The priest from New York was understandably shaken up when he left the beggar a few minutes later.
That afternoon he was at the Vatican, and had the opportunity to meet the pope and speak with him. He said to him, "Please, Holy Father, pray for this particular man. I went to seminary with him, and he’s now a beggar on the streets of Rome. Please pray for him, because he’s lost."
The Holy Father instructed the priest to go back to the beggar.
He found him—once again—in front of the church, and he said to him, "I have an invitation for the two of us to have dinner with the pope tonight." The beggar said, "No, I can’t." The priest responded, "You’d better, because I’m not going to have dinner with the pope any other way."

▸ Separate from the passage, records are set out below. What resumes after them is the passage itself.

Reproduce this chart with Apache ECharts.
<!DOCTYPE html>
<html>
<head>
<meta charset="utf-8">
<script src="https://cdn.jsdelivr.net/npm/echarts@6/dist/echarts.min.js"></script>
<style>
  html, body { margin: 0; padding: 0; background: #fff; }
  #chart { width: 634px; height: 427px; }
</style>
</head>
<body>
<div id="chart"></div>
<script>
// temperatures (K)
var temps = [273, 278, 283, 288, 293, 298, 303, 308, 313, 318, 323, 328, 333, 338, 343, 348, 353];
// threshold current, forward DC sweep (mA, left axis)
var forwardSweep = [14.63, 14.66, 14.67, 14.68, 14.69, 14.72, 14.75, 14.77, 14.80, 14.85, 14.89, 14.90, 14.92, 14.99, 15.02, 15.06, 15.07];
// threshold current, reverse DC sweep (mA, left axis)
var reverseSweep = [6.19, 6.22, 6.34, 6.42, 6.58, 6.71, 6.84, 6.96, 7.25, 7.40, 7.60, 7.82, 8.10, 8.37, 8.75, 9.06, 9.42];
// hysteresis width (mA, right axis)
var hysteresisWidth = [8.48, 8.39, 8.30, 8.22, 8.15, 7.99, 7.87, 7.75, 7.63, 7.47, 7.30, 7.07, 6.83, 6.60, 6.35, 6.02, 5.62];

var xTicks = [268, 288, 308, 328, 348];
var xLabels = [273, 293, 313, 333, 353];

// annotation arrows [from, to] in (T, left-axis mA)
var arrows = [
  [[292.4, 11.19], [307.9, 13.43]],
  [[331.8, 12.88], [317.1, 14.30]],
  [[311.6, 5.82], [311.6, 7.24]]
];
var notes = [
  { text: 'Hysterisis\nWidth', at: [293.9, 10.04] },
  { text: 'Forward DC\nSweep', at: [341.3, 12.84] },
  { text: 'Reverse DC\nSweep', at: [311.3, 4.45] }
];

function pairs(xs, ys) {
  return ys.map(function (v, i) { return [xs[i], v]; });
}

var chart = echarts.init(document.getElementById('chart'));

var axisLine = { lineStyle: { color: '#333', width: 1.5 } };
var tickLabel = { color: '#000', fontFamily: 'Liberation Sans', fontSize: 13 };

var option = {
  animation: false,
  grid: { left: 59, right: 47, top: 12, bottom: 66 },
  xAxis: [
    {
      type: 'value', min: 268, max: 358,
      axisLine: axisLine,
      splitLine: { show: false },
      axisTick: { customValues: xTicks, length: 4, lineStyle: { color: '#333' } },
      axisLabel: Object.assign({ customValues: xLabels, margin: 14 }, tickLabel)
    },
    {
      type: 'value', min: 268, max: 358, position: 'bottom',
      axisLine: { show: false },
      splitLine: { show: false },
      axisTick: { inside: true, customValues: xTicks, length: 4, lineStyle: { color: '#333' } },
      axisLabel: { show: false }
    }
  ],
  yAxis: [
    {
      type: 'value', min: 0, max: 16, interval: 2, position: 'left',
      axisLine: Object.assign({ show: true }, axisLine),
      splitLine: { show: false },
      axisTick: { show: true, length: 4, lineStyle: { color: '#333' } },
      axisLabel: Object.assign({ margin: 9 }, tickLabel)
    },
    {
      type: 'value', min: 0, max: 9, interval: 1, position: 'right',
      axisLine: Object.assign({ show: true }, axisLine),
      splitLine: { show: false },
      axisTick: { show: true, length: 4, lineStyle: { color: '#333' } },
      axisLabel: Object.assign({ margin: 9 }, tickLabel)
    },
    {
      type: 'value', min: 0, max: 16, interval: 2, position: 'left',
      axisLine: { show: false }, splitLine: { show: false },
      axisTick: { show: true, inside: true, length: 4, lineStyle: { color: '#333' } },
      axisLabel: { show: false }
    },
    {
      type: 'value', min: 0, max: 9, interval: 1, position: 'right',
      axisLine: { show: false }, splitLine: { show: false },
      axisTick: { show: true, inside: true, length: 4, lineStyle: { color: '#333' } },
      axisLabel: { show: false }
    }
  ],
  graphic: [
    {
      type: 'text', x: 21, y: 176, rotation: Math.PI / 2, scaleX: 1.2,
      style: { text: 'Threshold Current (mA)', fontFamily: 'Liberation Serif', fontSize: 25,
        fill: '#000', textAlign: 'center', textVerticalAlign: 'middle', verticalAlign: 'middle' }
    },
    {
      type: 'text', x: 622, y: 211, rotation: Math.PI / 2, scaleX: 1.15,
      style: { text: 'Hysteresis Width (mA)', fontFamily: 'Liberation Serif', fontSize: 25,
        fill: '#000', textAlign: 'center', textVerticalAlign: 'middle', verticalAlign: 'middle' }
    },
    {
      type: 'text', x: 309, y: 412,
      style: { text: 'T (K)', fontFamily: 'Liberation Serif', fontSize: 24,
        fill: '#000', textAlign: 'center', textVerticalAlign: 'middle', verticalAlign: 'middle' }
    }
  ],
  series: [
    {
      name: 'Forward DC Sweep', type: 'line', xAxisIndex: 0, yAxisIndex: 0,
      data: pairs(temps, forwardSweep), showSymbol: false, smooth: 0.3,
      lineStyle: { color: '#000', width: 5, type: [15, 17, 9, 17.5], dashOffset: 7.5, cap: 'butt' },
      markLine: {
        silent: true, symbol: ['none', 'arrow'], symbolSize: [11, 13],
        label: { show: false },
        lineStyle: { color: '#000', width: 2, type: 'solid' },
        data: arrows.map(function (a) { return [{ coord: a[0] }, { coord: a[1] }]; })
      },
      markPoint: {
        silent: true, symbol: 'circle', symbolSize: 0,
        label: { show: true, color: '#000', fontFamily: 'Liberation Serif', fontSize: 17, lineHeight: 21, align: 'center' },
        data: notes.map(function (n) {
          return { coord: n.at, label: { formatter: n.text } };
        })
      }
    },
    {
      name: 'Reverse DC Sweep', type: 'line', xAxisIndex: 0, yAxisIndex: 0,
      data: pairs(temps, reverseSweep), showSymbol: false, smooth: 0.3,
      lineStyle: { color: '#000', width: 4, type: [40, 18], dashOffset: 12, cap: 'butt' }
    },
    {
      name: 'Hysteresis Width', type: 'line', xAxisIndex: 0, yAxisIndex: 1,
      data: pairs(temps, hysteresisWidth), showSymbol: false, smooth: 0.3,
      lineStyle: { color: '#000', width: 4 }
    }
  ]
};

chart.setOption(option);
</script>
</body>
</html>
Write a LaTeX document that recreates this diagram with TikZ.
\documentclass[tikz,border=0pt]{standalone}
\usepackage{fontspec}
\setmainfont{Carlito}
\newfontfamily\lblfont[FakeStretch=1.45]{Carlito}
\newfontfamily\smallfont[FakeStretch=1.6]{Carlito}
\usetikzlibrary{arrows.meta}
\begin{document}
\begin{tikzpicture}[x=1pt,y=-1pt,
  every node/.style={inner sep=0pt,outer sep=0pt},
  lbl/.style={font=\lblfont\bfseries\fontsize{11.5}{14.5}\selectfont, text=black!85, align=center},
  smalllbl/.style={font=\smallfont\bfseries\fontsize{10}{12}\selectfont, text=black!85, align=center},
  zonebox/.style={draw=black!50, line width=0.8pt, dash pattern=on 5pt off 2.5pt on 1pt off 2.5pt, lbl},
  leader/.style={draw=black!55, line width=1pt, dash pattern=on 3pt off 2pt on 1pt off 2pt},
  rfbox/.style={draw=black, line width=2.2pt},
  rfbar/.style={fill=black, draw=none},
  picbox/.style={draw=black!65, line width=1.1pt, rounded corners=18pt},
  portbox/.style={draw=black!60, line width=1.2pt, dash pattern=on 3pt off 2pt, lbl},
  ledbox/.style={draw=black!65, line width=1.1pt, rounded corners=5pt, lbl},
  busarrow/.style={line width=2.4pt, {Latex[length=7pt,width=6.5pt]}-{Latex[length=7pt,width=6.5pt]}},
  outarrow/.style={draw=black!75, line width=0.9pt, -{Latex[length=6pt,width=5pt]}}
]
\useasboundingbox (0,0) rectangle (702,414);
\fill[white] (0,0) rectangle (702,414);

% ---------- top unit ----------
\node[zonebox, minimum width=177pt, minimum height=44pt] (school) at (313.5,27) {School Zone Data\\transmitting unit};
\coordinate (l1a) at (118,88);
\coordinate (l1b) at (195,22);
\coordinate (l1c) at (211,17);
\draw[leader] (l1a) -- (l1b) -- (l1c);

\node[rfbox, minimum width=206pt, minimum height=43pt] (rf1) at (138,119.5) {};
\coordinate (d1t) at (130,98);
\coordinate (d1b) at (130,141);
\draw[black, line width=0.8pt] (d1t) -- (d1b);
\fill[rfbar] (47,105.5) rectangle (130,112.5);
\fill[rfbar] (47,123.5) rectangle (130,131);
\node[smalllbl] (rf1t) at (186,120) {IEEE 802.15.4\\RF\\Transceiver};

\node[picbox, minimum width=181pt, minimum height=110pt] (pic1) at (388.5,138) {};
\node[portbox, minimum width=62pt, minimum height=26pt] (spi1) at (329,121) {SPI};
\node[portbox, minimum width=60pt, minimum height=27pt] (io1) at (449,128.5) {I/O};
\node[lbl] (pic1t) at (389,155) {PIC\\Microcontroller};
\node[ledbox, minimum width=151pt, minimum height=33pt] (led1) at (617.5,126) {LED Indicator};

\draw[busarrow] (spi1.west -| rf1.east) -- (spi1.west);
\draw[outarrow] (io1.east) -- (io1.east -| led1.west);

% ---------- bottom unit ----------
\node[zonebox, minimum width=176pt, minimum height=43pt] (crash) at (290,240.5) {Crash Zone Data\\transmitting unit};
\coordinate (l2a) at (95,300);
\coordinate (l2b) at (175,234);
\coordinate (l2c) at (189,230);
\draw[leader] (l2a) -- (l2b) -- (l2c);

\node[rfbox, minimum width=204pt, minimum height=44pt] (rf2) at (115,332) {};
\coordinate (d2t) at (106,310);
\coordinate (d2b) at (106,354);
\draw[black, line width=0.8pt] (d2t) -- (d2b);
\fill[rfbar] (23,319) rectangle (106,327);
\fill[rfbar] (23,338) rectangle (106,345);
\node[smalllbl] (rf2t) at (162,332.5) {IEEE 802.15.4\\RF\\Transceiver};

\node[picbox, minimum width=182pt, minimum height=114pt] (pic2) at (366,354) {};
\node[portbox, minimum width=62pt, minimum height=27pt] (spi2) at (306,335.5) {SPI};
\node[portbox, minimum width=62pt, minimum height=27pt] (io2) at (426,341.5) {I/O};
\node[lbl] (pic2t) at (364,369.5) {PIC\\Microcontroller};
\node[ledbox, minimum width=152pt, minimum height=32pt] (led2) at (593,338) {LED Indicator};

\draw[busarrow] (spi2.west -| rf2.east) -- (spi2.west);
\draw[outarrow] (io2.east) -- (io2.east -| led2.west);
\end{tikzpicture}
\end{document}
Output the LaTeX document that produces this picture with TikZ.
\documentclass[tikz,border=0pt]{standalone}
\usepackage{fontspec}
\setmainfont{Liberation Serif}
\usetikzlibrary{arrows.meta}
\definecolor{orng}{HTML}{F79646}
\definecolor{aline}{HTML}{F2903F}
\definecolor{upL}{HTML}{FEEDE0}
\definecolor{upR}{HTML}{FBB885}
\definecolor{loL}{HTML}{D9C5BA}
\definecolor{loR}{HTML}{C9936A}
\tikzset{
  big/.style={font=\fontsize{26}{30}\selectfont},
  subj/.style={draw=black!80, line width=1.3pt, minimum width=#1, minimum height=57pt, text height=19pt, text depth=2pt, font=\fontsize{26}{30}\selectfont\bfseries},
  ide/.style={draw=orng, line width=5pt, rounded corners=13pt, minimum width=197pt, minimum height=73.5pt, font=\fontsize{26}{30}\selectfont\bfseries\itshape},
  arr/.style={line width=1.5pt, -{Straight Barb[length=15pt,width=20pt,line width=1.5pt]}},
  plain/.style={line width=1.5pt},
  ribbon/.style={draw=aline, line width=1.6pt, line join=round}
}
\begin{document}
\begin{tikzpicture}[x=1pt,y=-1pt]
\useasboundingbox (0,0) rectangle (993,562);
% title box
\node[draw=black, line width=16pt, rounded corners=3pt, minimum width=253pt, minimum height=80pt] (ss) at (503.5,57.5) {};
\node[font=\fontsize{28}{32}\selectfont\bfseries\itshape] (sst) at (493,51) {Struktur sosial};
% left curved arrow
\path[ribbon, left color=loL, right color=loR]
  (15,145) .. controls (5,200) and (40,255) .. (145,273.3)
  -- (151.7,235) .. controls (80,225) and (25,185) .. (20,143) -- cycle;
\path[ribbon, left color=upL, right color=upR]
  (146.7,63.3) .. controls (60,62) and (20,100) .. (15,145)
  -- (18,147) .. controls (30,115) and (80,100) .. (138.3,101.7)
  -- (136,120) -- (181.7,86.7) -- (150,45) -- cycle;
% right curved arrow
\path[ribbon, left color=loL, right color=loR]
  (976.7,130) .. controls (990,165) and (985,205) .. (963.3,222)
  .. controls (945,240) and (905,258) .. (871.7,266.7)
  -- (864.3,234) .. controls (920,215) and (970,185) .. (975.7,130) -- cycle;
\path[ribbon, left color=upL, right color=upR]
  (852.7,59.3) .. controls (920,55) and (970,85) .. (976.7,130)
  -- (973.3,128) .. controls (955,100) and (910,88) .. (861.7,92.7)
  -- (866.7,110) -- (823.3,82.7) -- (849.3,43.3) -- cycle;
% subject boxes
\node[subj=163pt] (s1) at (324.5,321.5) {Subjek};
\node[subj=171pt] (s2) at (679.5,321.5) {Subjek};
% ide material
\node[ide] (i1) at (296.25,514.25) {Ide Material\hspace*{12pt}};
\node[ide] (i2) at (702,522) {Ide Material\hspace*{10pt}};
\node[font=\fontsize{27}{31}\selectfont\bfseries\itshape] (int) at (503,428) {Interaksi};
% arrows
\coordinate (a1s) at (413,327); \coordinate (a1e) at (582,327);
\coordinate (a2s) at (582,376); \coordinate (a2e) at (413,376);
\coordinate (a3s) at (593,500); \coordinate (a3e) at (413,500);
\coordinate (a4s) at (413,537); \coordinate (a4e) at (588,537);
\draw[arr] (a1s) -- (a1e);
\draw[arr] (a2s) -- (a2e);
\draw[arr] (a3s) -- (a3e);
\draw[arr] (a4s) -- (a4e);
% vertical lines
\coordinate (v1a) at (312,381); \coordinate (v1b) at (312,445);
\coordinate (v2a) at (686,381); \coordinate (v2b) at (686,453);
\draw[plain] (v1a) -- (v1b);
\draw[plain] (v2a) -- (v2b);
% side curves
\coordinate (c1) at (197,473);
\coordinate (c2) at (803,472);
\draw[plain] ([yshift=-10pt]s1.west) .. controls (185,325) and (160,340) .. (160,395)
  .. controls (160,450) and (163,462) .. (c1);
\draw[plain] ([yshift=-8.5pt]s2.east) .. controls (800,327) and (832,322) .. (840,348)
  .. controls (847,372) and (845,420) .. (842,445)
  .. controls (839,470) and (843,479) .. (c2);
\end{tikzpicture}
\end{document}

So the priest took the beggar to his room, where he provided him with a razor, a much-needed shower, and some clean clothes.
Then they went to dinner. About an hour into the meal, the Holy Father asked the priest from New York to leave the room. He then said to the beggar, "Would you hear my Confession?"
The beggar said, "I’m not a priest anymore." The pope replied, "Once a priest, always a priest."
The beggar said, "But I’m not in good standing with the Church." The pope shot back, "I’m the pope. I’m the bishop of Rome. I can re-instate you now."
The beggar agreed, and Pope John Paul II proceeded to confess his sins.
The beggar-priest barely got the words of absolution out of his mouth before he dropped to his knees and tearfully asked, "Holy Father, will you please hear my Confession?" He confessed, and was restored to good graces with our Lord and the Church.
The Holy Father then invited the New York priest back into the room, and he asked him at what church he had found the beggar. The priest told him. The pope then said to the beggar-priest, "For your first assignment, I want you to go to the pastor there and report for duty, because you’ll be an associate at that parish with a special outreach to the beggars in that area."
And that’s where he is today, serving God and the poor as a priest.